Cette position diffère fondamentalement de la mienne puisque selon moi « l'islam radical est le problème, l'islam modéré est la solution ». Bien qu'elles aient des adversaires communs, ces deux conceptions divergent sur la nature de l'islam, ses capacités de changement et la possibilité de s'allier à des musulmans.
Outre le fait d'avoir massacré des Norvégiens innocents, Behring Breivik a porté un coup au conservatisme, à l'antidjihad et (surtout) aux auteurs – dont je fais partie – qu'il cite dans ses écrits. Une lecture attentive de son manifeste laisse supposer qu'il y a eu préméditation. Observant que son ancienne affiliation au parti conservateur, le Parti du Progrès, nuirait à celui-ci, il se montre satisfait, pensant que cela favorisera ses objectifs révolutionnaires :
« Je me réjouis à l'idée que les médias norvégiens persécutent et enfoncent le Parti du Progrès pour le fait que j'ai adhéré à celui-ci par le passé. Ce n'est pas une chose négative de voir qu'un nombre croissant de Norvégiens verra alors ses « illusions de changement démocratique » brisées (si le Parti du Progrès est anéanti par les médias multiculturalistes) et préférera recourir à la résistance armée. »
Dans le même esprit, il écrit : « L'Amérique en tant qu'État est bai*ée, et que les dieux en soient remerciés. »

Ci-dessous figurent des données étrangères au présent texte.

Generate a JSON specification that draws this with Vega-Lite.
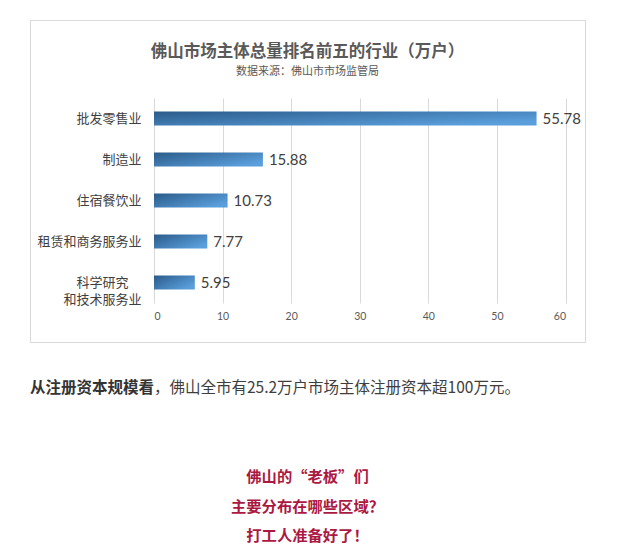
{
  "$schema": "https://vega.github.io/schema/vega-lite/v6.json",
  "autosize": {"type": "pad"},
  "padding": {"left": 29, "top": 19, "right": 5, "bottom": 0},
  "background": "white",
  "spacing": 30,
  "config": {"view": {"stroke": null}, "font": "Noto Sans CJK SC"},
  "vconcat": [
    {
      "width": 555,
      "height": 322,
      "view": {"stroke": "#d9d9d9", "strokeWidth": 1, "fill": "white"},
      "title": {
        "text": "佛山市场主体总量排名前五的行业（万户）",
        "subtitle": "数据来源：佛山市市场监管局",
        "anchor": "middle",
        "frame": "group",
        "offset": -57,
        "font": "Noto Sans CJK SC",
        "fontSize": 16.5,
        "fontWeight": "bold",
        "color": "#595959",
        "subtitleFont": "Noto Sans CJK SC",
        "subtitleFontSize": 11,
        "subtitleColor": "#595959",
        "subtitlePadding": 6
      },
      "data": {
        "values": [
          {"industry": "批发零售业", "value": 55.78},
          {"industry": "制造业", "value": 15.88},
          {"industry": "住宿餐饮业", "value": 10.73},
          {"industry": "租赁和商务服务业", "value": 7.77},
          {"industry": "科学研究和技术服务业", "value": 5.95}
        ]
      },
      "encoding": {
        "y": {
          "field": "industry",
          "type": "nominal",
          "sort": null,
          "title": null,
          "scale": {"range": [78, 283], "paddingInner": 0.66, "paddingOuter": 0.33},
          "axis": {
            "orient": "left",
            "offset": -124,
            "domain": false,
            "ticks": false,
            "grid": false,
            "labelPadding": 13,
            "labelFont": "Noto Sans CJK SC",
            "labelFontSize": 13,
            "labelColor": "#404040",
            "labelLimit": 200,
            "labelLineHeight": 17.5,
            "labelExpr": "datum.label == '科学研究和技术服务业' ? ['科学研究　\u200b', '和技术服务业'] : datum.label"
          }
        },
        "x": {
          "field": "value",
          "type": "quantitative",
          "title": null,
          "scale": {"domain": [0, 60], "range": [124, 535.5], "nice": false, "zero": true},
          "axis": {
            "orient": "bottom",
            "offset": -39,
            "values": [0, 10, 20, 30, 40, 50, 60],
            "domain": false,
            "grid": false,
            "ticks": true,
            "tickSize": -205,
            "tickColor": "#d9d9d9",
            "tickWidth": 1,
            "labelPadding": 218,
            "labelBaseline": "middle",
            "labelFont": "Lato",
            "labelFontSize": 10.5,
            "labelColor": "#595959"
          }
        }
      },
      "layer": [
        {
          "mark": {
            "type": "bar",
            "color": {
              "gradient": "linear",
              "x1": 0, "y1": 0, "x2": 1, "y2": 0.7,
              "stops": [
                {"offset": 0, "color": "#2b5b8a"},
                {"offset": 1, "color": "#5a9fdc"}
              ]
            }
          }
        },
        {
          "mark": {"type": "text", "align": "left", "baseline": "middle", "dx": 6, "font": "Lato", "fontSize": 15, "color": "#404040"},
          "encoding": {"text": {"field": "value", "type": "quantitative", "format": ".2f"}}
        }
      ]
    },
    {
      "width": 555,
      "height": 178,
      "data": {
        "values": [
          {"line": 1, "kind": "lead", "text": "从注册资本规模看"},
          {"line": 1, "kind": "body", "text": "\u200b　　　　　　　　，佛山全市有25.2万户市场主体注册资本超100万元。"},
          {"line": 4, "kind": "callout", "text": "佛山的“老板”们"},
          {"line": 5, "kind": "callout", "text": "主要分布在哪些区域？"},
          {"line": 6, "kind": "callout", "text": "打工人准备好了！"}
        ]
      },
      "encoding": {
        "y": {
          "field": "line",
          "type": "ordinal",
          "scale": {"type": "point", "domain": [1, 2, 3, 4, 5, 6], "padding": 0.5},
          "axis": null
        }
      },
      "layer": [
        {
          "transform": [{"filter": "datum.kind == 'lead'"}],
          "mark": {"type": "text", "align": "left", "baseline": "middle", "x": 0, "font": "Noto Sans CJK SC", "fontSize": 15.5, "fontWeight": "bold", "color": "#333333"},
          "encoding": {"text": {"field": "text"}}
        },
        {
          "transform": [{"filter": "datum.kind == 'body'"}],
          "mark": {"type": "text", "align": "left", "baseline": "middle", "x": 0, "font": "Noto Sans CJK SC", "fontSize": 15.5, "color": "#3e3e3e"},
          "encoding": {"text": {"field": "text"}}
        },
        {
          "transform": [{"filter": "datum.kind == 'callout'"}],
          "mark": {"type": "text", "align": "center", "baseline": "middle", "font": "Noto Sans CJK SC", "fontSize": 15.3, "fontWeight": "bold", "color": "#ab1942"},
          "encoding": {"text": {"field": "text"}}
        }
      ]
    }
  ]
}
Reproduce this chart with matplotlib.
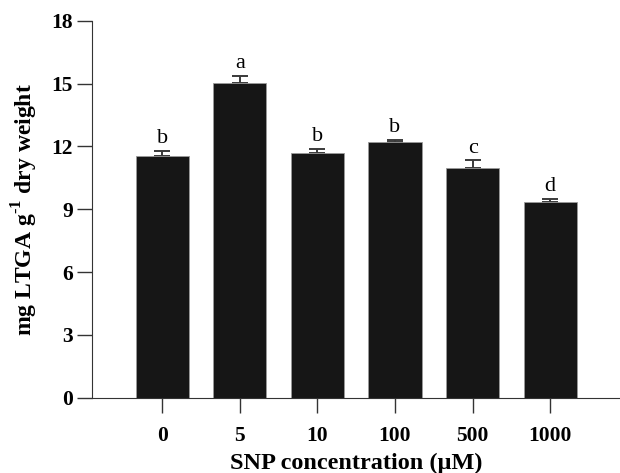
import matplotlib
matplotlib.use("Agg")
import matplotlib.pyplot as plt
import numpy as np

categories = ["0", "5", "10", "100", "500", "1000"]
values = [11.55, 15.01, 11.68, 12.19, 10.95, 9.36]
errors = [0.24, 0.36, 0.21, 0.13, 0.40, 0.14]
letters = ["b", "a", "b", "b", "c", "d"]
yticks = [0, 3, 6, 9, 12, 15, 18]

plt.rcParams['font.family'] = ['Liberation Serif', 'DejaVu Serif']
plt.rcParams['mathtext.fontset'] = 'custom'
plt.rcParams['mathtext.rm'] = 'Liberation Serif:bold'
plt.rcParams['mathtext.bf'] = 'Liberation Serif:bold'

fig = plt.figure(figsize=(6.2, 4.73), dpi=100)
ax = fig.add_axes([0.149, 0.159, 0.851, 0.797])

x = np.arange(len(categories))
ax.bar(x, values, width=0.685, color='#161616', edgecolor='#9a9a9a', linewidth=0.6, zorder=2)
ax.errorbar(x, values, yerr=[np.zeros(len(errors)), errors], fmt='none',
            ecolor='#3a3a3a', elinewidth=1.4, capsize=6, capthick=1.4, zorder=1)
for xi, v, e, l in zip(x, values, errors, letters):
    ax.text(xi, v + e + 0.12, l, ha='center', va='bottom', fontsize=16)

ax.set_xlim(-0.9, 5.9)
ax.set_ylim(0, 18)
ax.set_yticks(yticks)
ax.set_xticks(x)
ax.set_xticklabels(categories)
for lab in ax.get_xticklabels() + ax.get_yticklabels():
    lab.set_fontweight('bold')
    lab.set_fontsize(15.5)
ax.tick_params(axis='both', direction='out', length=11, width=1.0, color='#333333')
ax.tick_params(axis='x', pad=9)
ax.tick_params(axis='y', pad=3)
ax.spines['top'].set_visible(False)
ax.spines['right'].set_visible(False)
ax.spines['left'].set_color('#333333')
ax.spines['bottom'].set_color('#333333')

ax.set_xlabel('SNP concentration (μM)', fontsize=17.5, fontweight='bold', labelpad=5)
ax.set_ylabel(r'mg LTGA g$^{\text{-}1}$ dry weight', fontsize=17, fontweight='bold', labelpad=8)

fig.savefig('out.png', dpi=100)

Par extension, Behring Breivik peut très bien avoir voulu faire du tort aux analystes de l'Islam cités dans son manifeste. Ainsi il me qualifie de « modéré », ce qui n'est bien sûr pas un compliment, et rejette jusqu'aux critiques de l'Islam les plus durs qu'il accuse de manquer de courage :
« Si les auteurs qui écrivent sur des sujets liés à Eurabia et à l'islamisation de l'Europe – Fjordman, Spencer, [Bat] Ye'or, Bostom, etc. – ne parlent pas ouvertement d'expulsion, c'est parce que cette méthode est jugée trop extrême (et pourrait dès lors ternir leur réputation)… Si ces auteurs ont trop peur de propager une révolution conservatrice et une résistance armée, alors c'est à d'autres auteurs qu'il reviendra de le faire. »
Behring Breivik espère nuire à toute personne qu'il perçoit comme un obstacle à la révolution dont il rêve. Pour le moment, du moins, il a réussi.